2021 was a year of grief, was a year of pain.
(Trigger Warning: Suicide)
I remember some highlights from this year worldwide: Delta variant peaked, rising cases of reported sexual violence in my country, massive flood in Europe, more evidence of environmental destruction, and unjust vaccine distribution. More things are just old songs; workers exploitation, wars in the middle east, animal starvation and extinction. And we pretend to forget.
You wake up one day, feeling uneasy or even dread. Wondering what’s the meaning of all this, why am I even alive? Do you remember when people say, time flies when you have fun? I think 2021 is personal proof that time can fly when you are not having fun. When you are on dread. When you are too busy to distract yourself and convince yourself that everything is as it is; a stoic sadness.
I have some personal highlights of bad news myself. No sugarcoating, this year was the first time ever I attempted suicide. It wasn’t planned or anything, and I didn’t tell anyone at that time. I just thought my headache is too much. My chest pain is too much. I simply wanted them to stop.
I still remember that day, I lay awake, my heart was throbbing fast. Andu suddenly, my mom knocked on my door. “The hot water for your bath is ready,” she said. Very lightly. Her voice was really soft, yet it hit me the hardest. I had the hardest cry I have ever had in my life. I still can feel the pain in my lung as I wrote this. I quickly went to the bathroom, pretended to have a shower, which I didn’t do until the hot water my mom prepared went cold. I vomited whatever I thought would make me feel numb forever. I couldn’t stop. I was so disgusted by many things and later on little did I know I had the psychosomatic disorder, I kept vomiting on daily basis. At that time I knew I needed help.
Just like the natural response of losing something, I feel grief. Anyway, there’s this famous thing called the 5 stages of grief.
I was an avid believer of this that this, linear progress is the ultimate saver of us all. Come to think of it I really think a lot of things are linear; one step, one step ahead. Unironically, I joked about this with my friend when we met up that in real life, for me, grieving is more like this:
I know my experience is not my experience alone.
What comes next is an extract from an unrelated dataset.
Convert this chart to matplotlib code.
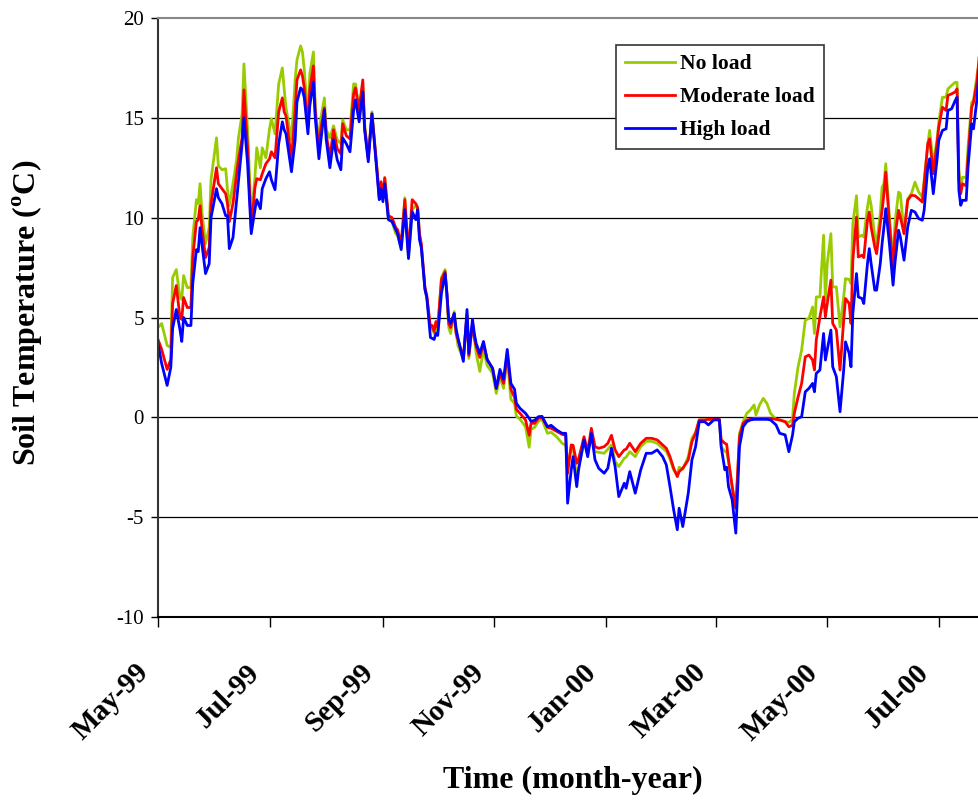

I attended a virtual support group about losing people, everyone was coping with any pain that they carry during the years. I met someone who lost a parent, I met someone who lost a child, I met people who lost their friends. I met more people who lost their job. Many things are valuable to us, and we cannot judge or even compare who has more pain, and who deserves to get more empathy. No one had it worse.
Sometimes, I don’t really allow myself to feel sad. The stoic sadness I talked about, makes me feel more resilient. I think the world can go however they like but I will come back stronger. What doesn’t kill you make you stronger right?
No. What doesn’t kill you is very likely to traumatize you.
That realization hit me deeply, and I feel that even though if you look at it globally, many have experienced worse things, doesn’t mean that you must un-feel your emotion. Dealing with grief, which will happen a lot throughout our lives, will never be easy. Just like in the second picture, there will be many relapsing. You will feel a lot of anger, depression. It comes uninvited, during your lunch, after you saw the news, before departure. But hopefully, other things won’t dominate the others. Just like death, things aren’t meant to be forever. Grief is inevitable.
Pain is temporary, but it doesn’t mean it doesn’t matter. So the next time you catch yourself looking at the world around you thinking, “My pain doesn’t matter,” I want to encourage you that it does. Whatever is eating at your heart, whether it seems significant or is self-inflicted, is a hurt worth healing from. Whatever that is and wherever you are, there is hope for that. I hope you are always surrounded by people who genuinely love you, and will do as best as they can to console you when you’re hurting. Because you matter. Because you are worthy.
I cease this post and this year with fond prayers and kind wishes, that you will be surrounded by abundance, and at the end of the day when for the first time you feel that your chest is light, you know that this pain is temporary when the time is right, soon, you will get there.